__Challenge__
Restate, word for word, every line of the data.

++++ Information shown

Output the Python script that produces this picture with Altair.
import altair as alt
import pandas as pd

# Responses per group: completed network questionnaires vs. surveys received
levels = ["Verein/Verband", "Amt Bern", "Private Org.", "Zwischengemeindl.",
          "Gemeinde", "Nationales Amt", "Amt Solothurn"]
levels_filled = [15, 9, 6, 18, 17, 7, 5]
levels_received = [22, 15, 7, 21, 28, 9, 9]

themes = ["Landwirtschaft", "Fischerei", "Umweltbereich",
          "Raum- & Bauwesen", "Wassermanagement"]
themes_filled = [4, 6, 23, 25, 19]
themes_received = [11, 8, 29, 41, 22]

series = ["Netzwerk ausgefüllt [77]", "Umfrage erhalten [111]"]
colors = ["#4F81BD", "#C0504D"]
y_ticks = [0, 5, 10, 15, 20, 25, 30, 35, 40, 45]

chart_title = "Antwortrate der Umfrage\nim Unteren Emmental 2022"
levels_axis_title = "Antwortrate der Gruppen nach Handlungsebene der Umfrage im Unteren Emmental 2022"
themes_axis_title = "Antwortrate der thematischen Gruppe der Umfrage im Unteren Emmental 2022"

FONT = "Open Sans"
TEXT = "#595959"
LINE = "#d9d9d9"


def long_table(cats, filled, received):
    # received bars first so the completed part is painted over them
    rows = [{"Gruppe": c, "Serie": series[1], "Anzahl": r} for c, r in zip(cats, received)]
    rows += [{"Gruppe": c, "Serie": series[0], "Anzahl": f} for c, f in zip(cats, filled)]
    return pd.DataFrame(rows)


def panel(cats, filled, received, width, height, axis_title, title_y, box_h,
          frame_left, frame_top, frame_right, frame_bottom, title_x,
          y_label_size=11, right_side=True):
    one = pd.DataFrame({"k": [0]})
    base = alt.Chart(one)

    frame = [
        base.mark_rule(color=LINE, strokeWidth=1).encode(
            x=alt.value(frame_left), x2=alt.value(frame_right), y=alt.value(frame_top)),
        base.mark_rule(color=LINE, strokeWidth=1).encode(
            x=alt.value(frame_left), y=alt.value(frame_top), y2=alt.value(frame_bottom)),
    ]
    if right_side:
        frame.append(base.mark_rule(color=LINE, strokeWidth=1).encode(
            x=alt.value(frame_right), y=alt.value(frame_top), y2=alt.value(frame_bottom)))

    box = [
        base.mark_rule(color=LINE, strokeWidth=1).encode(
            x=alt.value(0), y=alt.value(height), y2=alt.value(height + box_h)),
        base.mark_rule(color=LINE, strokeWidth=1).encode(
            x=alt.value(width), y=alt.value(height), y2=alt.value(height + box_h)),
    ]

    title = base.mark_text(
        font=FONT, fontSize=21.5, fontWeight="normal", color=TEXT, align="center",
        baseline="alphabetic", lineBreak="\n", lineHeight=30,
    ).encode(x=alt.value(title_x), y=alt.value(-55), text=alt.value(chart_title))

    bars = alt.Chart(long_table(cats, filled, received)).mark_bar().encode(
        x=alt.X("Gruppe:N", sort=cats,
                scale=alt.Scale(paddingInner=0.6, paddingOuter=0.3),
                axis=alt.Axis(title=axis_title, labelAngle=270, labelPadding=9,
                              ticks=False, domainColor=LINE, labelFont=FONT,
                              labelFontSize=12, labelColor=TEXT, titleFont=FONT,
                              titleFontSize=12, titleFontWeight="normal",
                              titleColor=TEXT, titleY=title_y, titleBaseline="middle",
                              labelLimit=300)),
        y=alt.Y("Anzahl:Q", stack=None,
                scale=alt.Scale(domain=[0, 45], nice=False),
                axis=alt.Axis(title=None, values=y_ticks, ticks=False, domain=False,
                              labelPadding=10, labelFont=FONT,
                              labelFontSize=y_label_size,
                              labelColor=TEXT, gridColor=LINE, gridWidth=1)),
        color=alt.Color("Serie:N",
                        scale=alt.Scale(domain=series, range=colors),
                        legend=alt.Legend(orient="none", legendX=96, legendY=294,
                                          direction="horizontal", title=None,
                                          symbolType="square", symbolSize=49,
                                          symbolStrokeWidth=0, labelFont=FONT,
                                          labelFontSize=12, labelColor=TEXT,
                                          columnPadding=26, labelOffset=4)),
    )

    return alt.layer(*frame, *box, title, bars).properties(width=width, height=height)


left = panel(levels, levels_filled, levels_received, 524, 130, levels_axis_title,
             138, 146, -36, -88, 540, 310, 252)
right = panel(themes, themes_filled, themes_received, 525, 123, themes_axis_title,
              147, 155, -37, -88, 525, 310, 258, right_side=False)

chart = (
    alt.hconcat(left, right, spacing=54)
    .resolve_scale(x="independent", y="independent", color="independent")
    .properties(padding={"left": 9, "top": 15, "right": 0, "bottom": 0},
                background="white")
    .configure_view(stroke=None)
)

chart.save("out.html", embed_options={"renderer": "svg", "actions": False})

++++++++

__The response__
Output the Python script that produces this picture with Altair.
import altair as alt
import pandas as pd

# Responses per group: completed network questionnaires vs. surveys received
levels = ["Verein/Verband", "Amt Bern", "Private Org.", "Zwischengemeindl.",
          "Gemeinde", "Nationales Amt", "Amt Solothurn"]
levels_filled = [15, 9, 6, 18, 17, 7, 5]
levels_received = [22, 15, 7, 21, 28, 9, 9]

themes = ["Landwirtschaft", "Fischerei", "Umweltbereich",
          "Raum- & Bauwesen", "Wassermanagement"]
themes_filled = [4, 6, 23, 25, 19]
themes_received = [11, 8, 29, 41, 22]

series = ["Netzwerk ausgefüllt [77]", "Umfrage erhalten [111]"]
colors = ["#4F81BD", "#C0504D"]
y_ticks = [0, 5, 10, 15, 20, 25, 30, 35, 40, 45]

chart_title = "Antwortrate der Umfrage\nim Unteren Emmental 2022"
levels_axis_title = "Antwortrate der Gruppen nach Handlungsebene der Umfrage im Unteren Emmental 2022"
themes_axis_title = "Antwortrate der thematischen Gruppe der Umfrage im Unteren Emmental 2022"

FONT = "Open Sans"
TEXT = "#595959"
LINE = "#d9d9d9"


def long_table(cats, filled, received):
    # received bars first so the completed part is painted over them
    rows = [{"Gruppe": c, "Serie": series[1], "Anzahl": r} for c, r in zip(cats, received)]
    rows += [{"Gruppe": c, "Serie": series[0], "Anzahl": f} for c, f in zip(cats, filled)]
    return pd.DataFrame(rows)


def panel(cats, filled, received, width, height, axis_title, title_y, box_h,
          frame_left, frame_top, frame_right, frame_bottom, title_x,
          y_label_size=11, right_side=True):
    one = pd.DataFrame({"k": [0]})
    base = alt.Chart(one)

    frame = [
        base.mark_rule(color=LINE, strokeWidth=1).encode(
            x=alt.value(frame_left), x2=alt.value(frame_right), y=alt.value(frame_top)),
        base.mark_rule(color=LINE, strokeWidth=1).encode(
            x=alt.value(frame_left), y=alt.value(frame_top), y2=alt.value(frame_bottom)),
    ]
    if right_side:
        frame.append(base.mark_rule(color=LINE, strokeWidth=1).encode(
            x=alt.value(frame_right), y=alt.value(frame_top), y2=alt.value(frame_bottom)))

    box = [
        base.mark_rule(color=LINE, strokeWidth=1).encode(
            x=alt.value(0), y=alt.value(height), y2=alt.value(height + box_h)),
        base.mark_rule(color=LINE, strokeWidth=1).encode(
            x=alt.value(width), y=alt.value(height), y2=alt.value(height + box_h)),
    ]

    title = base.mark_text(
        font=FONT, fontSize=21.5, fontWeight="normal", color=TEXT, align="center",
        baseline="alphabetic", lineBreak="\n", lineHeight=30,
    ).encode(x=alt.value(title_x), y=alt.value(-55), text=alt.value(chart_title))

    bars = alt.Chart(long_table(cats, filled, received)).mark_bar().encode(
        x=alt.X("Gruppe:N", sort=cats,
                scale=alt.Scale(paddingInner=0.6, paddingOuter=0.3),
                axis=alt.Axis(title=axis_title, labelAngle=270, labelPadding=9,
                              ticks=False, domainColor=LINE, labelFont=FONT,
                              labelFontSize=12, labelColor=TEXT, titleFont=FONT,
                              titleFontSize=12, titleFontWeight="normal",
                              titleColor=TEXT, titleY=title_y, titleBaseline="middle",
                              labelLimit=300)),
        y=alt.Y("Anzahl:Q", stack=None,
                scale=alt.Scale(domain=[0, 45], nice=False),
                axis=alt.Axis(title=None, values=y_ticks, ticks=False, domain=False,
                              labelPadding=10, labelFont=FONT,
                              labelFontSize=y_label_size,
                              labelColor=TEXT, gridColor=LINE, gridWidth=1)),
        color=alt.Color("Serie:N",
                        scale=alt.Scale(domain=series, range=colors),
                        legend=alt.Legend(orient="none", legendX=96, legendY=294,
                                          direction="horizontal", title=None,
                                          symbolType="square", symbolSize=49,
                                          symbolStrokeWidth=0, labelFont=FONT,
                                          labelFontSize=12, labelColor=TEXT,
                                          columnPadding=26, labelOffset=4)),
    )

    return alt.layer(*frame, *box, title, bars).properties(width=width, height=height)


left = panel(levels, levels_filled, levels_received, 524, 130, levels_axis_title,
             138, 146, -36, -88, 540, 310, 252)
right = panel(themes, themes_filled, themes_received, 525, 123, themes_axis_title,
              147, 155, -37, -88, 525, 310, 258, right_side=False)

chart = (
    alt.hconcat(left, right, spacing=54)
    .resolve_scale(x="independent", y="independent", color="independent")
    .properties(padding={"left": 9, "top": 15, "right": 0, "bottom": 0},
                background="white")
    .configure_view(stroke=None)
)

chart.save("out.html", embed_options={"renderer": "svg", "actions": False})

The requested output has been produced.